═══ Listed records ═══

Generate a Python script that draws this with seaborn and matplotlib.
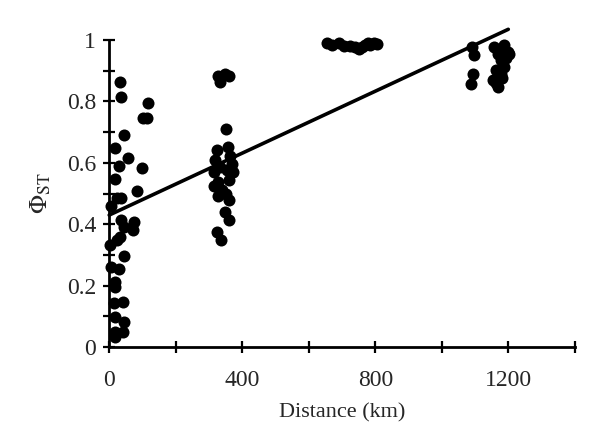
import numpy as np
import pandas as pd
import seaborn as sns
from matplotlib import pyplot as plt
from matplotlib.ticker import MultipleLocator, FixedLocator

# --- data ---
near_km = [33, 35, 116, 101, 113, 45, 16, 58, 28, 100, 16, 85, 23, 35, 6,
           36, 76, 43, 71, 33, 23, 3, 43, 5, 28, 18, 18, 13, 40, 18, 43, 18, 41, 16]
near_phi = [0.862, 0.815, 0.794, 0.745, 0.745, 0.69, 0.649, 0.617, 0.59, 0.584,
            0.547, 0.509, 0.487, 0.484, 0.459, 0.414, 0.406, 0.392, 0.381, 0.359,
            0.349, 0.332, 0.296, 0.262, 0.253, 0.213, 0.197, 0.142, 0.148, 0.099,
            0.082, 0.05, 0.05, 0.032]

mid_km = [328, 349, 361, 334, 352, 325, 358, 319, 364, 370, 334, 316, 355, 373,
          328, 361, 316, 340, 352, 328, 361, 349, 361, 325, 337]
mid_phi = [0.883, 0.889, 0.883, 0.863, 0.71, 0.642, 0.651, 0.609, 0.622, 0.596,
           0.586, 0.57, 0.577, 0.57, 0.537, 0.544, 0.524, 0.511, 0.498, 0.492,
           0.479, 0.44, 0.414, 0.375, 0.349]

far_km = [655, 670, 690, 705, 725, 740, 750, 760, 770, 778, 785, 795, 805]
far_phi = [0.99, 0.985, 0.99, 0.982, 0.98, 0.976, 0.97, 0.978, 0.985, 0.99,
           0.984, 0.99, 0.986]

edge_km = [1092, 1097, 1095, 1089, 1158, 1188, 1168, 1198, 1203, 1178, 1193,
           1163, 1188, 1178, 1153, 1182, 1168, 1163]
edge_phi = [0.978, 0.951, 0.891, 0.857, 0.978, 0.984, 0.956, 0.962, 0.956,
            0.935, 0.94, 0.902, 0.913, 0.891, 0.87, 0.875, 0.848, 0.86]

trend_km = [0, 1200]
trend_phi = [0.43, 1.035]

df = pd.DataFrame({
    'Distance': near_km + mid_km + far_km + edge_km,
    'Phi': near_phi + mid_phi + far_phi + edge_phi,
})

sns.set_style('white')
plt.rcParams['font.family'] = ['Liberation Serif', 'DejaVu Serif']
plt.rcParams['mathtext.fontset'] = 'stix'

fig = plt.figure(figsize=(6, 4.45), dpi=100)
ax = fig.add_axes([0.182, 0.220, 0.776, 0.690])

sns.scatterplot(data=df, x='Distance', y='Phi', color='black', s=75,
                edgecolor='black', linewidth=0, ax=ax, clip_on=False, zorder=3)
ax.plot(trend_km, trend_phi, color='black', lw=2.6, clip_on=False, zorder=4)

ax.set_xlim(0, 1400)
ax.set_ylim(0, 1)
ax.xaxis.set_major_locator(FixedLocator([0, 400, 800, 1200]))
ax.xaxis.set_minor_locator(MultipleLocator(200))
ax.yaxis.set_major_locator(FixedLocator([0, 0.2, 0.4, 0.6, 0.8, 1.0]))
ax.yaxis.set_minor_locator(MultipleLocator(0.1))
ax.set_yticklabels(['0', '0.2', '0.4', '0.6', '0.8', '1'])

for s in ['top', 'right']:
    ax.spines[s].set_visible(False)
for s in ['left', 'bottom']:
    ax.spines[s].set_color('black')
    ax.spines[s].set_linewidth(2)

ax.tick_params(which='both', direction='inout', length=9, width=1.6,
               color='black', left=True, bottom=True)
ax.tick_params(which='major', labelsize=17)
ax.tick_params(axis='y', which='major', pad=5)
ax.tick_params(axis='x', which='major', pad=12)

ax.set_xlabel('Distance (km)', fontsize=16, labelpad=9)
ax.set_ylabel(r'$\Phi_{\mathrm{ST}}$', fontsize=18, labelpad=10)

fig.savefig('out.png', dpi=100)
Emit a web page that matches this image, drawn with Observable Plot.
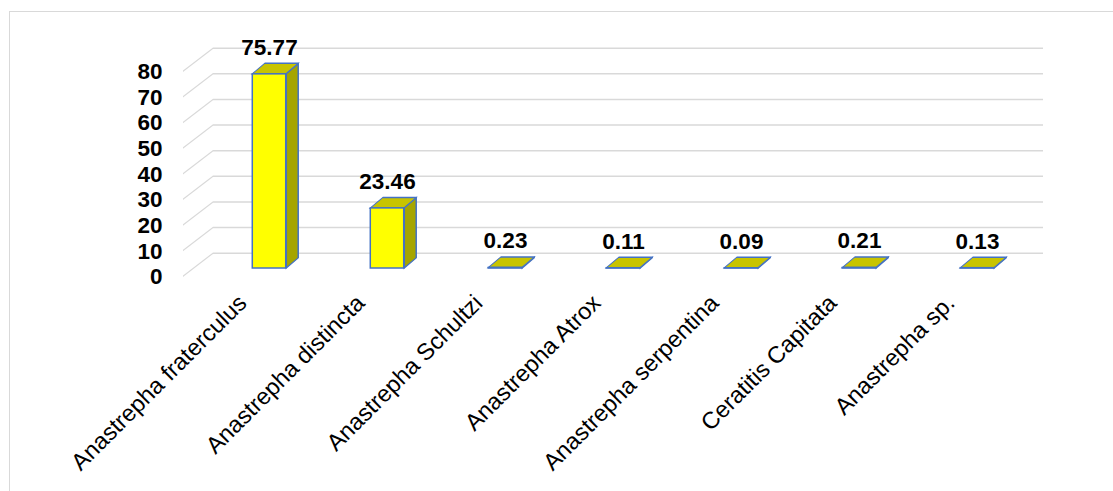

═══

#### What you should do
Write out nothing but the lines from the start of the data through the line with "from matplotlib.ticker import". Leave out the pictures.

#### Right answer
Generate a Python script that draws this with seaborn and matplotlib.
import numpy as np
import pandas as pd
import seaborn as sns
from matplotlib import pyplot as plt
from matplotlib.ticker import MultipleLocator, FixedLocator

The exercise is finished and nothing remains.